There will be a construction strike starting today for the first time in 17 years. In the deadlocked collective bargaining round, the Construction-Agrar-Environment Industrial Union (IG BAU) is launching its announced strike. Lower Saxony is the start. A day later, the industrial action would be expanded to other regions, a spokesman said. However, the strike will not be nationwide, but rather “selective” throughout Germany.

“Now there is a strike, and massively,” said IG-BAU boss Robert Feiger. “We will paralyze the companies and construction sites because the construction companies don’t want it any other way. Now the employers have it in their hands whether the houses and apartments are finished on time and whether the traffic jams due to motorway construction sites become even longer.” The union initially left it open when and where exactly the work stoppages would take place. According to the employers’ association, in addition to road construction and large construction sites, it could also affect private developers and single-family homes.

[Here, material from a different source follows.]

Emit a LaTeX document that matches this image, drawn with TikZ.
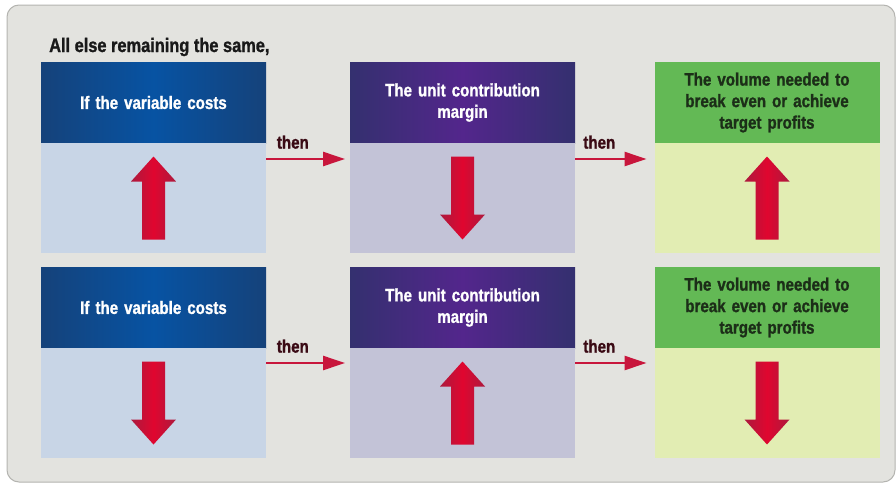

Construction industry hopes for a quick agreement

“The strikes will lead to construction delays and thus cause economic damage,” said Uwe Nostitz, negotiator for employers and vice president of the Central Association of the German Construction Industry (ZDB). “Especially now, in difficult economic times, especially in housing construction, strike action comes at an inopportune time.” A negotiated solution must now be found quickly.

The Lower Saxony Construction Industry Association said its member companies were prepared for industrial action. “There will certainly be disruptions caused by the strike, but we hope and appeal to the striking employees that they will exercise good judgment,” said a spokeswoman. However, it is difficult to make predictions about possible impairment. “We assume that there will only be a short-term delay on the construction sites due to the strike.”

Arbitration brought no solution

The background is the collective bargaining agreement in the construction industry with 930,000 employees that collapsed at the beginning of May. Lower Saxony was chosen to start the nationwide strike because the employers there, along with some other regions, prevented the arbitrator’s decision from being implemented, according to the union. A central rally is scheduled to take place in Osnabrück today.

After three unsuccessful rounds of negotiations, the arbitrator Rainer Schlegel proposed two-stage wage increases on April 19th. Initially, incomes were to increase by a flat rate of 250 euros in May and eleven months later by another 4.15 percent in the west and 4.95 percent in the east. While IG BAU accepted the compromise proposal, the employers’ associations rejected it at the beginning of May.

IG-BAU boss Feiger said we no longer feel bound by the arbitrator’s decision. There is a strike again for the original demand of 500 euros more per month. “The rejection of the arbitrator’s decision will fall on the construction companies’ feet, because now it can only become more expensive,” warned Feiger.

Rejection divides employers’ camps

There was also criticism of the failure of the arbitration within the employers’ associations. According to the Hamburg Schleswig-Holstein Construction Industry Association, the construction industry associations accepted the arbitrator’s decision in all federal states. He failed because of the construction industry associations. In the collective bargaining round, the construction industry and the construction trade form a collective bargaining community.

Employers now want to voluntarily increase employees’ wages. The Main Association of the German Construction Industry (HDB) and the ZDB suggested increasing five percent in the west and six percent in the east. The proposal is above their offer in collective bargaining.

First nationwide strike since 2002

The last time there was a strike in construction was in 2007, at that time regionally limited to Schleswig-Holstein and Lower Saxony. The last time there was a nationwide strike in construction was in 2002.

The construction industry is one of the largest employers in Germany and, with sales of around 162 billion euros in 2023, according to ZDB, an important pillar for the German economy. The industry had supported the economy for years during the real estate boom, but now it has become a problem child due to the crisis in housing construction.